I am not a Heart Warrior yet and I am not sure if I will ever be... but I am so very thankful and appreciate of those who have the ability to be one.

Tuesday, September 21, 2010

6 months


Our littlest had his 6 month well visit today and he is doing great. He weighed in at 16 lbs 3 oz (25%) and was 27 1/2 inches long (75%). He is long and lean but there is no concern for the differences in the percentiles especially since the oldest 2 aren't chunky monkeys themselves.
Everything else checked out well developmentally and he appears on track.

Monday, September 20, 2010

An update of sorts

My head has been swarming with lots of thoughts over the last few months. I took time away from this blog and closed out writing on our Caring Bridge site over 2 months ago. However it wasn't because I didn't have anything to write but more that I felt I should take a break. The time I spent updating Caring Bridge (almost daily when P was in the hospital) took the wind out of my sails.
The last few months I have let my thoughts sing in my head but opted not to put it down as I was still digesting everything that went on in March and April. I have been struggling to find myself and learning how to parent three children. I will admit going from 2 to 3 was much harder than 1 to 2 (at least for me). There are few free moments if any at all.
We have been living quite a crazed sleep deprived life. We are finally pulling in the reins and working on sleep training. P isn't much of a napper but we are working on that as well as keeping him down at night (he is a snuggler...loves to get me up at 1 or 2 am to sleep next to me till morning... SO BAD). And E has been a mess since we returned from vacation in early August. He was in our room that week in NC and just received the memo this week that HE MUST STAY IN HIS BED. It has been tough but I am determined to get everyone squared away in the next few weeks.
Other than sleep, which is currently the #1 priority in my household, we are getting back into the fall routine of preschool, MDO and getting ready for Disney. The two oldest are being whisked away in mid-October to visit Mickey and the Princesses. A much needed break for them and all they have endured the past 6 months. I am truly excited to be able to take them away to the land of make believe. Our littlest won't be going with us. WOW! He will be off to my girlfriend's home being loved on by a 5 year old girl, 3 year old boy and a "Rascol" (their dog which my oldest son LOVES..he will be so jealous of his baby brother). So life is rolling forward for the kids just as it should.
Over the next few posts I will share where my head has been (outside of wishing for more sleep) but for now I am just letting you know I am back and warming up to blogging again.

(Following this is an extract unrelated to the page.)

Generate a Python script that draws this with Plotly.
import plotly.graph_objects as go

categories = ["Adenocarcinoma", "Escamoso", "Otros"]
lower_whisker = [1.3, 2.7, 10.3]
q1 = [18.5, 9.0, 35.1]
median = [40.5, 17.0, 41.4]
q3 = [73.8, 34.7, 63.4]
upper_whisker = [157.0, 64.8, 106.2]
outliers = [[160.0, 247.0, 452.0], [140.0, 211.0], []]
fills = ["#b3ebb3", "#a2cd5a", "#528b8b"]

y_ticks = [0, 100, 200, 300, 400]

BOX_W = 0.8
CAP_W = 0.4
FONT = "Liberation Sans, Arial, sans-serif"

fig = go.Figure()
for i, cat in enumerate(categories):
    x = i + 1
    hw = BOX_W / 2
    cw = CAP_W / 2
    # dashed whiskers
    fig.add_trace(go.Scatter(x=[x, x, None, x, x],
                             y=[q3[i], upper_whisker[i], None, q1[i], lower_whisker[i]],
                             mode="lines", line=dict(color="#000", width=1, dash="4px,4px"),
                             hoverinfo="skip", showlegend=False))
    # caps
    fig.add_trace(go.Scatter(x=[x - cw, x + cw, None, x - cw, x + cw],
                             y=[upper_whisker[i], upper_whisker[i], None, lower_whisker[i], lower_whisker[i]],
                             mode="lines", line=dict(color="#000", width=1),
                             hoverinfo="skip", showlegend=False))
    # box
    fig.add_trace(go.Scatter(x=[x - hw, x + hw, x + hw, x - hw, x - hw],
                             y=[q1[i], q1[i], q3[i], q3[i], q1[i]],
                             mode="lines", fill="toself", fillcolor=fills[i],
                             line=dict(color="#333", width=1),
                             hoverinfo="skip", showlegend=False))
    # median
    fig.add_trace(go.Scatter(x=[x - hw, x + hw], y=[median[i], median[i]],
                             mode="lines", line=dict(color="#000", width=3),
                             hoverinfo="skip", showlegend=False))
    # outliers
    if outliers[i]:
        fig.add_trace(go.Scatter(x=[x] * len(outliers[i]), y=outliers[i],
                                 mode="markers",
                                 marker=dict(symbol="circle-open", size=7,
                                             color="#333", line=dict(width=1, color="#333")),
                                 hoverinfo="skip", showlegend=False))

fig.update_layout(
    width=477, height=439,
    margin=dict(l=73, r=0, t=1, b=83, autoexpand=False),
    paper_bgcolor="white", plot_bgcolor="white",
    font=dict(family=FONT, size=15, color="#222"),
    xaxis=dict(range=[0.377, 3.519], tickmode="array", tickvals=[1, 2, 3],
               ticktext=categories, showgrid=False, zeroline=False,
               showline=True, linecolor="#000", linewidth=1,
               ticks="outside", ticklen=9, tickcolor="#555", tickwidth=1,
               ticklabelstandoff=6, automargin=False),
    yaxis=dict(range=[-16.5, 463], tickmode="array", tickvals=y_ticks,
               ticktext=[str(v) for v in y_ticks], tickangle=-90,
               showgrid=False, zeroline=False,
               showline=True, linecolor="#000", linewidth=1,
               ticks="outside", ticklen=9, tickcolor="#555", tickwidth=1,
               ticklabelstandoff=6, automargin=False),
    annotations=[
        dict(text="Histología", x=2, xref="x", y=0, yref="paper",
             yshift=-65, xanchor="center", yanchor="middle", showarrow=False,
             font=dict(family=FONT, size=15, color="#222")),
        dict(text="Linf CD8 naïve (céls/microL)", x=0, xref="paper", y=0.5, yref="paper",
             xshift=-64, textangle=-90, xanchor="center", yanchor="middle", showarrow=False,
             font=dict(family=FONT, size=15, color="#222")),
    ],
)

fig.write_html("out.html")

Clown Night Family vacation 2010

Friday, August 20, 2010


I am so excited that in a week my family will be walking to support the American Heart Association in their annual Start! Heart Walk. We formed a great team, Patrick's Pals with family and friends. This is my last plea for you to join or donate.

Sunday, March 21, 2010

New Blog

Life has a way of throwing curve balls at you. G and I got our biggest one the day after our 2nd son was born.